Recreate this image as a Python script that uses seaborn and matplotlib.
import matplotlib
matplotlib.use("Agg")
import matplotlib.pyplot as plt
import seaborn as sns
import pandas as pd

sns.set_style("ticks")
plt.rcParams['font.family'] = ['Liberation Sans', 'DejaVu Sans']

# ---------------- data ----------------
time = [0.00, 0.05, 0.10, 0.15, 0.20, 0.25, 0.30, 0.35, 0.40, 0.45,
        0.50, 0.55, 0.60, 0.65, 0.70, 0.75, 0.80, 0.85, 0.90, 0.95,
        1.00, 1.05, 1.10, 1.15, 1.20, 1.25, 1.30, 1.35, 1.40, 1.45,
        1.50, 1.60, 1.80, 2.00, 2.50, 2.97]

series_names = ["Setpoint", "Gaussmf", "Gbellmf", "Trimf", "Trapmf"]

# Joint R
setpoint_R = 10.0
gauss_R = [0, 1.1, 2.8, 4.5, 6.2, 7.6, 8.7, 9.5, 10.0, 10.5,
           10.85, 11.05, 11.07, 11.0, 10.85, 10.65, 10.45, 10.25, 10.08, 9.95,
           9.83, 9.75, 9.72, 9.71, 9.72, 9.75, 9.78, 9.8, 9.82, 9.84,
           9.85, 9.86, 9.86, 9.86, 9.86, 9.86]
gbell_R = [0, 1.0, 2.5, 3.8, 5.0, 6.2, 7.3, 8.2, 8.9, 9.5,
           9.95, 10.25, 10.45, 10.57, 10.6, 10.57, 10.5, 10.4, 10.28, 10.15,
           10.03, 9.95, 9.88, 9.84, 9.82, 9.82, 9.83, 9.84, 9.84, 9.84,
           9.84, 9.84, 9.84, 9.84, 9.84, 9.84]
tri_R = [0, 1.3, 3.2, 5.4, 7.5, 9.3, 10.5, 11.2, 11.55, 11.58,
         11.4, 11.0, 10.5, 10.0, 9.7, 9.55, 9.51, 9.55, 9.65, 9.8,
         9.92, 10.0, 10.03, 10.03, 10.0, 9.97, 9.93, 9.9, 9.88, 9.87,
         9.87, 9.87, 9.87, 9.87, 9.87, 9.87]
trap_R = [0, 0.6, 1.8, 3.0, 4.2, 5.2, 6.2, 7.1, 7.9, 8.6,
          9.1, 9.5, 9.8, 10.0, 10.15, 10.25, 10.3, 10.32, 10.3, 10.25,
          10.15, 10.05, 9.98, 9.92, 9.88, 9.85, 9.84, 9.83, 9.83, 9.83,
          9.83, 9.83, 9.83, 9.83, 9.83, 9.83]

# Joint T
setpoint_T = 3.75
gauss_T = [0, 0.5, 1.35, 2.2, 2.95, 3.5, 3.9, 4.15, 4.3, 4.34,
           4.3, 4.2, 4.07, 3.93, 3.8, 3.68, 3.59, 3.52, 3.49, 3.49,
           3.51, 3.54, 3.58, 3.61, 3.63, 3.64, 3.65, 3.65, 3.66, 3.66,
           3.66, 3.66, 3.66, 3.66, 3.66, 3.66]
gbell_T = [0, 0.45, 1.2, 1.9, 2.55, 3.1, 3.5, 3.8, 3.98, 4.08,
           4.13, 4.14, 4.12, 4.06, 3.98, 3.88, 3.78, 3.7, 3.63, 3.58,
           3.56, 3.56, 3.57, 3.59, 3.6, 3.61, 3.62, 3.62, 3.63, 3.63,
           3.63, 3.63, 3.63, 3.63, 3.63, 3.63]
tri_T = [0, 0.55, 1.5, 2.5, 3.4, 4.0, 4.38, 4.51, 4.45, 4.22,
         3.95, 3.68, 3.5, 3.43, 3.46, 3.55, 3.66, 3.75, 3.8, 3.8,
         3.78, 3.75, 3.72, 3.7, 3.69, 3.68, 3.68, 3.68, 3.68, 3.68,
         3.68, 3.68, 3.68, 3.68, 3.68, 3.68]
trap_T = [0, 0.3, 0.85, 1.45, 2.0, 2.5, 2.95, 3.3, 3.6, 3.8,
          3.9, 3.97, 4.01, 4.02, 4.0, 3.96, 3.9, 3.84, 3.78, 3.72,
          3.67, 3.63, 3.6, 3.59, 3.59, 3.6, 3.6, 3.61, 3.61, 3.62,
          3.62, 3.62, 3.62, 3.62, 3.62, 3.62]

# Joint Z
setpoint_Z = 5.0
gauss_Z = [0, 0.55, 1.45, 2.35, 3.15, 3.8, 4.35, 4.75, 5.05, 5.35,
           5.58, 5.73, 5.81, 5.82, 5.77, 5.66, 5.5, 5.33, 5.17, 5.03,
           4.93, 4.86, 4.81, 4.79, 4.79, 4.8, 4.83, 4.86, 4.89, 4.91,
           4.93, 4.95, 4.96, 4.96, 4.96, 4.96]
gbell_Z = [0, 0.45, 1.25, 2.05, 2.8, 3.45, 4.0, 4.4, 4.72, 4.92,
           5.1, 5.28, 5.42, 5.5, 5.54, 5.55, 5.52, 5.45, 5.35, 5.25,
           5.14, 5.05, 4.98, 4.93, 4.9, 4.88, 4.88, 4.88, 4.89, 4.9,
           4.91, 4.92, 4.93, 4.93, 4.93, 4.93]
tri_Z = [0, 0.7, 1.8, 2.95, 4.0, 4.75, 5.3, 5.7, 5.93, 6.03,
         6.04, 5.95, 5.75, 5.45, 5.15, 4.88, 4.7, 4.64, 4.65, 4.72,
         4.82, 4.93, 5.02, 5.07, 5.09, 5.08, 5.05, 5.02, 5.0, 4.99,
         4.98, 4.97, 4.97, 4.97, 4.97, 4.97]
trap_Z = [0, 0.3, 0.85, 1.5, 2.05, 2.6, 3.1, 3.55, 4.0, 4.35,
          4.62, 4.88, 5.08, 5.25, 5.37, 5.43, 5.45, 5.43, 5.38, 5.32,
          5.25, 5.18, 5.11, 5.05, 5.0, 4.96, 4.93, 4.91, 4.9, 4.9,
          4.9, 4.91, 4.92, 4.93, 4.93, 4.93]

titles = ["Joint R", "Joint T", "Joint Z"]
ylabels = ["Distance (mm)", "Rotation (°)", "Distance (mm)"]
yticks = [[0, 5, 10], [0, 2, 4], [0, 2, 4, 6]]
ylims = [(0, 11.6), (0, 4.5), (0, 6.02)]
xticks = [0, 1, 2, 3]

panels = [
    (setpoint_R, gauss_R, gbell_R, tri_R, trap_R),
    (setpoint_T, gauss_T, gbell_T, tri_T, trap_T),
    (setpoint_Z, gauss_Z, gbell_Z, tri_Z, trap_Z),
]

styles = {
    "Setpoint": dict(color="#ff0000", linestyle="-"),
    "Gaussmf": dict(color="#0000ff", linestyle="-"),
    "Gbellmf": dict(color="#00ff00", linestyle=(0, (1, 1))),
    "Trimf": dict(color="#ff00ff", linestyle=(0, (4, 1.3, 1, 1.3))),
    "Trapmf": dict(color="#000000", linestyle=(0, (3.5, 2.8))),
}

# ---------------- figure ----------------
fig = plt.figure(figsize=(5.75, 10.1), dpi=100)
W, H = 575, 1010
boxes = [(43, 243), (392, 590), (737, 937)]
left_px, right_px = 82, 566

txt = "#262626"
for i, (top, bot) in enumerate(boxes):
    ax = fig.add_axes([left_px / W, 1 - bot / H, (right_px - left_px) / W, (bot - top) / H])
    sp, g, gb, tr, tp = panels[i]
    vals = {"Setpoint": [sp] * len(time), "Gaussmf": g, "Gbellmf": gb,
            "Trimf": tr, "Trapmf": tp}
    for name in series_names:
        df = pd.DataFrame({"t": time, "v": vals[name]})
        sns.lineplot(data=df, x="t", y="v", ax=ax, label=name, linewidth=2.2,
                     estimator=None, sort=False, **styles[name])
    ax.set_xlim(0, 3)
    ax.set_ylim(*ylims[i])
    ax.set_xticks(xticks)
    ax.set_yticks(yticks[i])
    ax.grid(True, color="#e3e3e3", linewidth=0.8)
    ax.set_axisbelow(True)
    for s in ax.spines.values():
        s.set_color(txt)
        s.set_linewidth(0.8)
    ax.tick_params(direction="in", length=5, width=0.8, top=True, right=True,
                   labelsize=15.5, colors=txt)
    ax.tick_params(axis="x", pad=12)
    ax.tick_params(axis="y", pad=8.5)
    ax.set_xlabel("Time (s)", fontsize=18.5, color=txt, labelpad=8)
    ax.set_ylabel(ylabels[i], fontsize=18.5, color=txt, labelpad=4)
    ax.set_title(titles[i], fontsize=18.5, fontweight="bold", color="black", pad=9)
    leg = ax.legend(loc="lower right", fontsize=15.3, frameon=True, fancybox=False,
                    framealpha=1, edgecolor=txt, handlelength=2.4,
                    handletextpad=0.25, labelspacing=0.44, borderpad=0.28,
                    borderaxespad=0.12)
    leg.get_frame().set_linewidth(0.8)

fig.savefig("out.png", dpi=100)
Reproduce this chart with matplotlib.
■ ■ ■ ■ ■ ■ ■
Short task:
Pull out each line of the records holding the string "this".

Final result:
Recreate this image as a Python script that uses seaborn and matplotlib.
Reproduce this chart with matplotlib.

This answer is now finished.